> _Material to process_:
━━━━━━━━━━━━━━━━━━━━

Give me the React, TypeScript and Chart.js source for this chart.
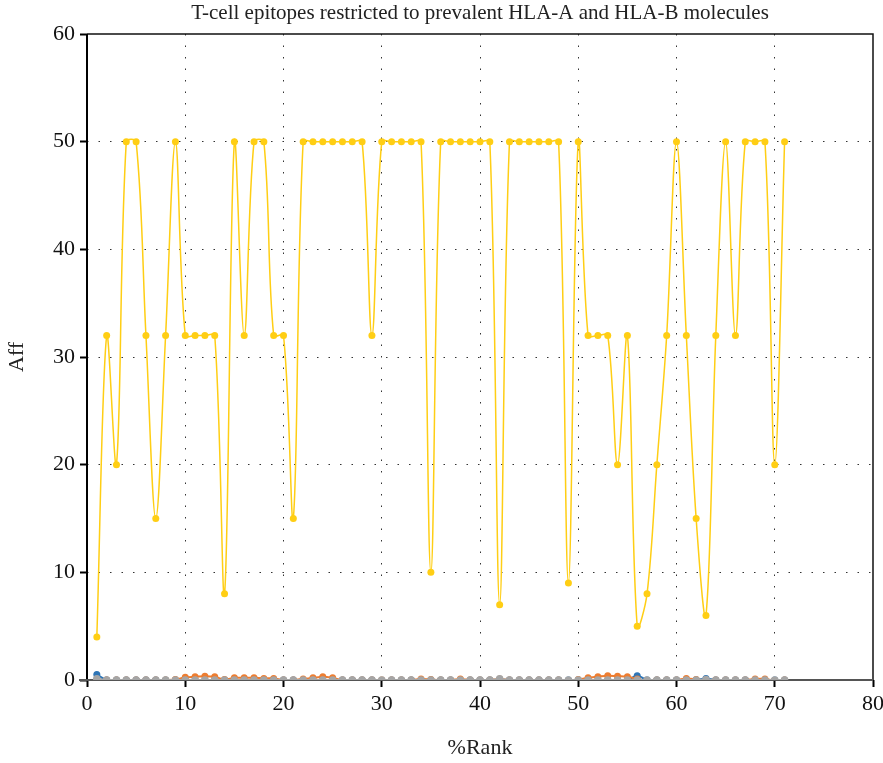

━━━━━━━━━━━━━━━━━━━━

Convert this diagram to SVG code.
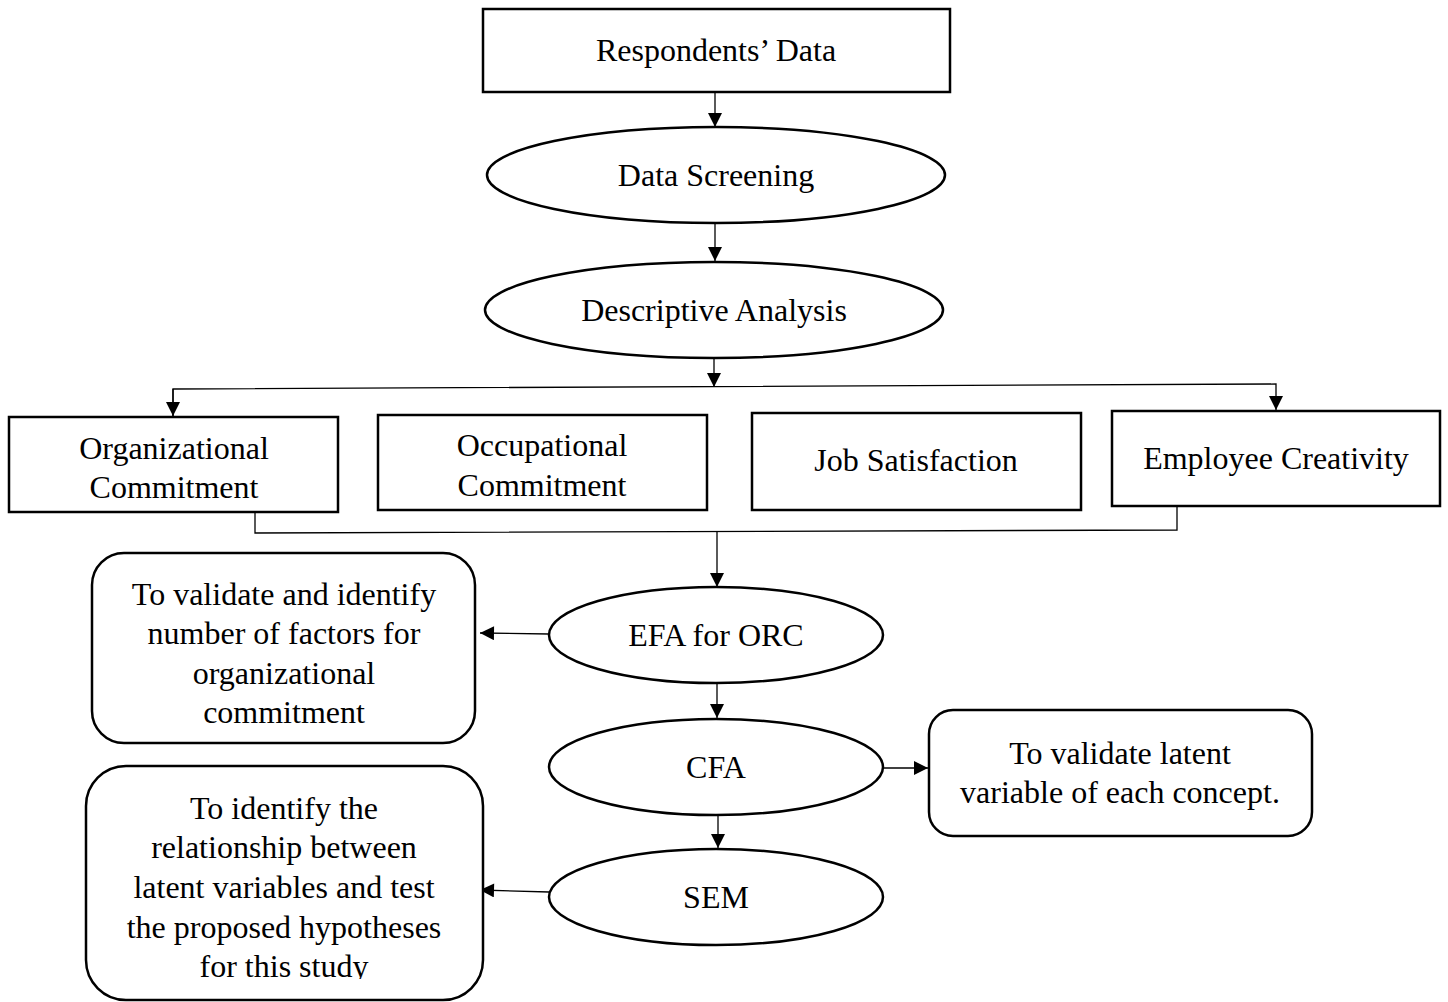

━━━━━━━━━━━━━━━━━━━━

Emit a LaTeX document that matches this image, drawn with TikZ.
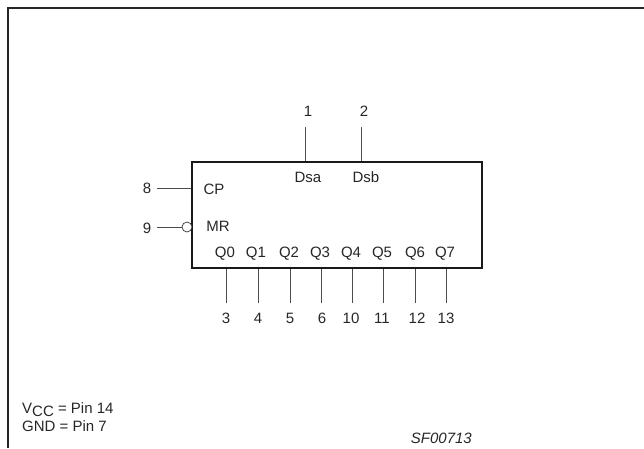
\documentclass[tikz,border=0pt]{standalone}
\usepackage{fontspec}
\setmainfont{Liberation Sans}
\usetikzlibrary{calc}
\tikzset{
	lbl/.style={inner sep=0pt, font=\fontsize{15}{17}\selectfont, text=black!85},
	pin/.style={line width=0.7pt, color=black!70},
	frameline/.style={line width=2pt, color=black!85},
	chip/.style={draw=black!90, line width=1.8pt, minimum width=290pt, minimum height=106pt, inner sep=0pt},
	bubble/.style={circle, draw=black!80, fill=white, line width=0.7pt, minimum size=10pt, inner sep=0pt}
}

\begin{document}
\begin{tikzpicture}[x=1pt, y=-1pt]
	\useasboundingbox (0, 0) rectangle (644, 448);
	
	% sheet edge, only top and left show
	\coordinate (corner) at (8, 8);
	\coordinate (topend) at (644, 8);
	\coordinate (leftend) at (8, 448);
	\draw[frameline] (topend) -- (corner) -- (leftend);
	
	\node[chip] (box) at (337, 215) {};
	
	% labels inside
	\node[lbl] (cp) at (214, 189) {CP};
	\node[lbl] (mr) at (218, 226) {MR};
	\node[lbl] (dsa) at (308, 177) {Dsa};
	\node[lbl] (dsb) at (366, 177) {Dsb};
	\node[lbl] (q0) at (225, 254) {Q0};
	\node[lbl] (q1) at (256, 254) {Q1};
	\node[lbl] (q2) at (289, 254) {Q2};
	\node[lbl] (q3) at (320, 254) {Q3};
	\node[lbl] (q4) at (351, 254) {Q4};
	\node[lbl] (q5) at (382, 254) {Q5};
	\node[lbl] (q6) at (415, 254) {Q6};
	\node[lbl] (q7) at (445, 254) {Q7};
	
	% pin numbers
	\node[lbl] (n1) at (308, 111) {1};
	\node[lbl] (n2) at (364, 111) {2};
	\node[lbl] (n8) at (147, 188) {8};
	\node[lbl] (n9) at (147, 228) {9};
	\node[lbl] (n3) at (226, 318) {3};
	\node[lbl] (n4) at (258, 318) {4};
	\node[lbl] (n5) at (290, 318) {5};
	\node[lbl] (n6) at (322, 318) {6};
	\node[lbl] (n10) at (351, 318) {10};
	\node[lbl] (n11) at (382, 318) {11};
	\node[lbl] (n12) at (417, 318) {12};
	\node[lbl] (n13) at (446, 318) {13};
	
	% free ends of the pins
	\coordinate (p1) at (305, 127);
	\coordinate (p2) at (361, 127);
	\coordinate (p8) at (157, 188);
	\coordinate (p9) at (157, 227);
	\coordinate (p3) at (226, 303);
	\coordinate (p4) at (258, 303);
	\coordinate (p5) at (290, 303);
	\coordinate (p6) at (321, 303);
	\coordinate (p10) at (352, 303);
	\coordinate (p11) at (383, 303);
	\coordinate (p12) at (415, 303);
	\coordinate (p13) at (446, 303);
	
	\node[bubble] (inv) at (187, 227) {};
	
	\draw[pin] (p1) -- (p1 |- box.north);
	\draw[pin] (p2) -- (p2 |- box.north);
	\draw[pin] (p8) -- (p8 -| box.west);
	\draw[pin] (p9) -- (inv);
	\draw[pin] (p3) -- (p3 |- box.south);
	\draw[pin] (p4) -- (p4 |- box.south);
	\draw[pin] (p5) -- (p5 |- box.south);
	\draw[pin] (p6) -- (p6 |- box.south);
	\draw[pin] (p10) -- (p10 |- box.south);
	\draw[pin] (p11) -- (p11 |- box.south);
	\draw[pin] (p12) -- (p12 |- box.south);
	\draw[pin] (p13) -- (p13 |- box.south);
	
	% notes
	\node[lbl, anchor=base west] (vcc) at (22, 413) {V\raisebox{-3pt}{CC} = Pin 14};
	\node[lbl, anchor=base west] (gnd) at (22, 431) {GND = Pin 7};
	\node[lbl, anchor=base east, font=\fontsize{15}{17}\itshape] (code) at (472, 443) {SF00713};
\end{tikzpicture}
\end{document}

━━━━━━━━━━━━━━━━━━━━

> _What the exercise asks_:
Exactly reproduce the stretch that starts at the line containing "Emit a LaTeX" and ends at the line containing "at (446, 318)", both ends included; leave any pictures out.

> _Exercise output_:
Emit a LaTeX document that matches this image, drawn with TikZ.
\documentclass[tikz,border=0pt]{standalone}
\usepackage{fontspec}
\setmainfont{Liberation Sans}
\usetikzlibrary{calc}
\tikzset{
	lbl/.style={inner sep=0pt, font=\fontsize{15}{17}\selectfont, text=black!85},
	pin/.style={line width=0.7pt, color=black!70},
	frameline/.style={line width=2pt, color=black!85},
	chip/.style={draw=black!90, line width=1.8pt, minimum width=290pt, minimum height=106pt, inner sep=0pt},
	bubble/.style={circle, draw=black!80, fill=white, line width=0.7pt, minimum size=10pt, inner sep=0pt}
}

\begin{document}
\begin{tikzpicture}[x=1pt, y=-1pt]
	\useasboundingbox (0, 0) rectangle (644, 448);
	
	% sheet edge, only top and left show
	\coordinate (corner) at (8, 8);
	\coordinate (topend) at (644, 8);
	\coordinate (leftend) at (8, 448);
	\draw[frameline] (topend) -- (corner) -- (leftend);
	
	\node[chip] (box) at (337, 215) {};
	
	% labels inside
	\node[lbl] (cp) at (214, 189) {CP};
	\node[lbl] (mr) at (218, 226) {MR};
	\node[lbl] (dsa) at (308, 177) {Dsa};
	\node[lbl] (dsb) at (366, 177) {Dsb};
	\node[lbl] (q0) at (225, 254) {Q0};
	\node[lbl] (q1) at (256, 254) {Q1};
	\node[lbl] (q2) at (289, 254) {Q2};
	\node[lbl] (q3) at (320, 254) {Q3};
	\node[lbl] (q4) at (351, 254) {Q4};
	\node[lbl] (q5) at (382, 254) {Q5};
	\node[lbl] (q6) at (415, 254) {Q6};
	\node[lbl] (q7) at (445, 254) {Q7};
	
	% pin numbers
	\node[lbl] (n1) at (308, 111) {1};
	\node[lbl] (n2) at (364, 111) {2};
	\node[lbl] (n8) at (147, 188) {8};
	\node[lbl] (n9) at (147, 228) {9};
	\node[lbl] (n3) at (226, 318) {3};
	\node[lbl] (n4) at (258, 318) {4};
	\node[lbl] (n5) at (290, 318) {5};
	\node[lbl] (n6) at (322, 318) {6};
	\node[lbl] (n10) at (351, 318) {10};
	\node[lbl] (n11) at (382, 318) {11};
	\node[lbl] (n12) at (417, 318) {12};
	\node[lbl] (n13) at (446, 318) {13};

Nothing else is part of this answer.